Pull out all lines from the listing below in which the word "chart" appears.
##########
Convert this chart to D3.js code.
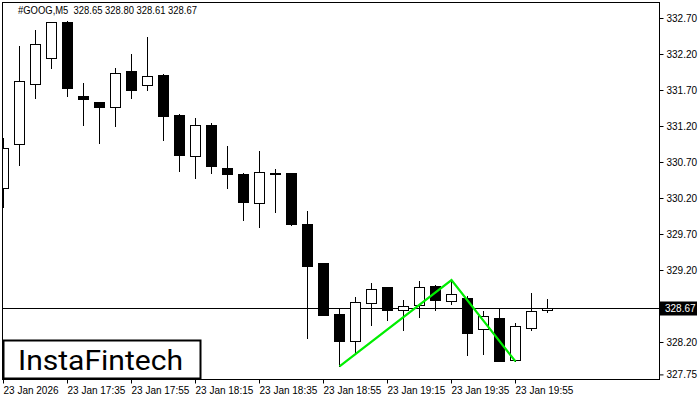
<!DOCTYPE html>
<html>
<head>
<meta charset="utf-8">
<script src="https://cdn.jsdelivr.net/npm/d3@7"></script>
<style>
  body { margin: 0; background: #fff; }
  svg { display: block; font-family: "Liberation Sans", Arial, sans-serif; }
</style>
</head>
<body>
<svg id="chart" width="700" height="400"></svg>
<script>
// Candle data, 5 minute bars from 23 Jan 17:15
var opens  = [330.34, 330.95, 331.79, 332.14, 332.65, 331.62, 331.53, 331.47, 331.96, 331.77,
              331.91, 331.35, 330.78, 331.21, 330.61, 330.53, 330.13, 330.55, 330.55, 329.84,
              329.30, 328.59, 328.22, 328.74, 328.96, 328.64, 328.72, 328.98, 328.77, 328.81,
              328.38, 328.53, 327.95, 328.40, 328.65];
var highs  = [331.03, 332.31, 332.53, 332.65, 332.66, 331.80, 331.54, 332.01, 332.20, 332.44,
              331.92, 331.36, 331.31, 331.24, 330.92, 330.55, 330.85, 330.60, 330.55, 330.02,
              329.30, 328.67, 328.83, 329.02, 328.97, 328.79, 329.05, 328.99, 329.06, 328.84,
              328.63, 328.67, 328.46, 328.88, 328.80];
var lows   = [330.08, 330.66, 331.59, 332.01, 331.62, 331.22, 330.96, 331.20, 331.59, 331.70,
              331.01, 330.57, 330.48, 330.55, 330.34, 329.89, 329.80, 330.01, 329.82, 328.26,
              328.57, 327.86, 328.06, 328.43, 328.50, 328.37, 328.55, 328.65, 328.73, 328.02,
              328.04, 327.93, 327.94, 328.37, 328.61];
var closes = [330.90, 331.82, 332.34, 332.64, 331.73, 331.57, 331.46, 331.93, 331.70, 331.89,
              331.34, 330.80, 331.22, 330.64, 330.54, 330.14, 330.56, 330.54, 329.84, 329.26,
              328.58, 328.22, 328.75, 328.93, 328.65, 328.70, 328.96, 328.79, 328.86, 328.32,
              328.56, 327.93, 328.42, 328.63, 328.67];

// Double top pattern (bar index, price)
var patternBars   = [21, 28, 32];
var patternPrices = [327.86, 329.06, 327.93];

var currentPrice = 328.67;
var title = '#GOOG,M5  328.65 328.80 328.61 328.67';

// 328.70 sits under the current price marker, so its label is left out
var priceTicks = [332.70, 332.20, 331.70, 331.20, 330.70, 330.20, 329.70, 329.20, 328.70, 328.20, 327.75];
var hiddenTick = 328.70;
var timeTickBars = [0, 4, 8, 12, 16, 20, 24, 28, 32];
var timeTickLabels = ['23 Jan 2026', '23 Jan 17:35', '23 Jan 17:55', '23 Jan 18:15', '23 Jan 18:35',
                      '23 Jan 18:55', '23 Jan 19:15', '23 Jan 19:35', '23 Jan 19:55'];

var plot = { left: 2.5, top: 2.5, right: 659.5, bottom: 379.5 };
var bodyHalf = 5;

var svg = d3.select('#chart');

var x = d3.scaleLinear()
  .domain([0, 34])
  .range([3.5, 547.5]);

var y = d3.scaleLinear()
  .domain([327.75, 332.70])
  .range([374.4, 18]);

var candles = opens.map(function (o, i) {
  return { i: i, open: o, high: highs[i], low: lows[i], close: closes[i] };
});

svg.append('defs')
  .append('clipPath')
  .attr('id', 'plot-clip')
  .append('rect')
  .attr('x', plot.left)
  .attr('y', plot.top)
  .attr('width', plot.right - plot.left)
  .attr('height', plot.bottom - plot.top);

var inner = svg.append('g').attr('clip-path', 'url(#plot-clip)');

// Current price line
inner.append('line')
  .attr('x1', plot.left)
  .attr('x2', plot.right)
  .attr('y1', Math.round(y(currentPrice)) + 0.5)
  .attr('y2', Math.round(y(currentPrice)) + 0.5)
  .attr('stroke', '#000')
  .attr('stroke-width', 1);

var candle = inner.selectAll('.candle')
  .data(candles)
  .enter()
  .append('g')
  .classed('candle', true);

// Wicks
candle.append('line')
  .attr('x1', function (d) { return x(d.i); })
  .attr('x2', function (d) { return x(d.i); })
  .attr('y1', function (d) { return Math.round(y(d.high)); })
  .attr('y2', function (d) { return Math.round(y(d.low)) + 1; })
  .attr('stroke', '#000')
  .attr('stroke-width', 1);

// Bodies
candle.append('rect')
  .attr('x', function (d) { return x(d.i) - bodyHalf; })
  .attr('y', function (d) { return Math.round(y(Math.max(d.open, d.close))) + 0.5; })
  .attr('width', bodyHalf * 2)
  .attr('height', function (d) {
    return Math.max(1, Math.round(y(Math.min(d.open, d.close))) - Math.round(y(Math.max(d.open, d.close))));
  })
  .attr('fill', function (d) { return d.close >= d.open ? '#fff' : '#000'; })
  .attr('stroke', '#000')
  .attr('stroke-width', 1);

// Pattern line
var patternLine = d3.line()
  .x(function (d) { return x(d[0]); })
  .y(function (d) { return y(d[1]); });

inner.append('path')
  .datum(d3.zip(patternBars, patternPrices))
  .attr('d', patternLine)
  .attr('fill', 'none')
  .attr('stroke', '#00ee00')
  .attr('stroke-width', 2.2);

// Frame
svg.append('rect')
  .attr('x', plot.left)
  .attr('y', plot.top)
  .attr('width', plot.right - plot.left)
  .attr('height', plot.bottom - plot.top)
  .attr('fill', 'none')
  .attr('stroke', '#000')
  .attr('stroke-width', 1);

// Right price axis
var priceAxis = d3.axisRight(y)
  .tickValues(priceTicks)
  .tickSize(4)
  .tickPadding(3)
  .tickFormat(function (d) { return d === hiddenTick ? '' : d3.format('.2f')(d); });

var yAxisG = svg.append('g')
  .attr('transform', 'translate(' + plot.right + ',0)')
  .call(priceAxis);
yAxisG.select('.domain').remove();
yAxisG.selectAll('text')
  .attr('font-family', '"Liberation Sans", Arial, sans-serif')
  .attr('font-size', 10)
  .attr('fill', '#000');

// Current price marker
var cy = Math.round(y(currentPrice)) + 0.5;
svg.append('rect')
  .attr('x', 660)
  .attr('y', cy - 7)
  .attr('width', 37)
  .attr('height', 14)
  .attr('fill', '#000');
svg.append('text')
  .attr('x', 665)
  .attr('y', cy)
  .attr('dy', '0.35em')
  .attr('font-size', 10)
  .attr('fill', '#fff')
  .text(currentPrice.toFixed(2));

// Bottom time axis
var timeAxis = d3.axisBottom(x)
  .tickValues(timeTickBars)
  .tickSize(4)
  .tickPadding(3)
  .tickFormat(function (d) { return timeTickLabels[timeTickBars.indexOf(d)]; });

var xAxisG = svg.append('g')
  .attr('transform', 'translate(-0.5,' + plot.bottom + ')')
  .call(timeAxis);
xAxisG.select('.domain').remove();
xAxisG.selectAll('text')
  .attr('text-anchor', 'start')
  .attr('font-family', '"Liberation Sans", Arial, sans-serif')
  .attr('font-size', 10)
  .attr('fill', '#000');

// Title
svg.append('text')
  .attr('x', 18)
  .attr('y', 14)
  .attr('font-size', 10)
  .attr('textLength', 179)
  .attr('lengthAdjust', 'spacingAndGlyphs')
  .style('white-space', 'pre')
  .attr('fill', '#000')
  .text(title);

// Logo
svg.append('rect')
  .attr('x', 3.5)
  .attr('y', 340.5)
  .attr('width', 197)
  .attr('height', 38)
  .attr('fill', '#fff')
  .attr('stroke', '#000')
  .attr('stroke-width', 2);
svg.append('text')
  .attr('x', 18)
  .attr('y', 370)
  .attr('font-family', 'Roboto, "Noto Sans", sans-serif')
  .attr('font-weight', 400)
  .attr('font-size', 27)
  .attr('textLength', 165)
  .attr('lengthAdjust', 'spacingAndGlyphs')
  .attr('fill', '#000')
  .text('InstaFintech');
</script>
</body>
</html>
##########
#### Finished exercise
Convert this chart to D3.js code.
<svg id="chart" width="700" height="400"></svg>
var svg = d3.select('#chart');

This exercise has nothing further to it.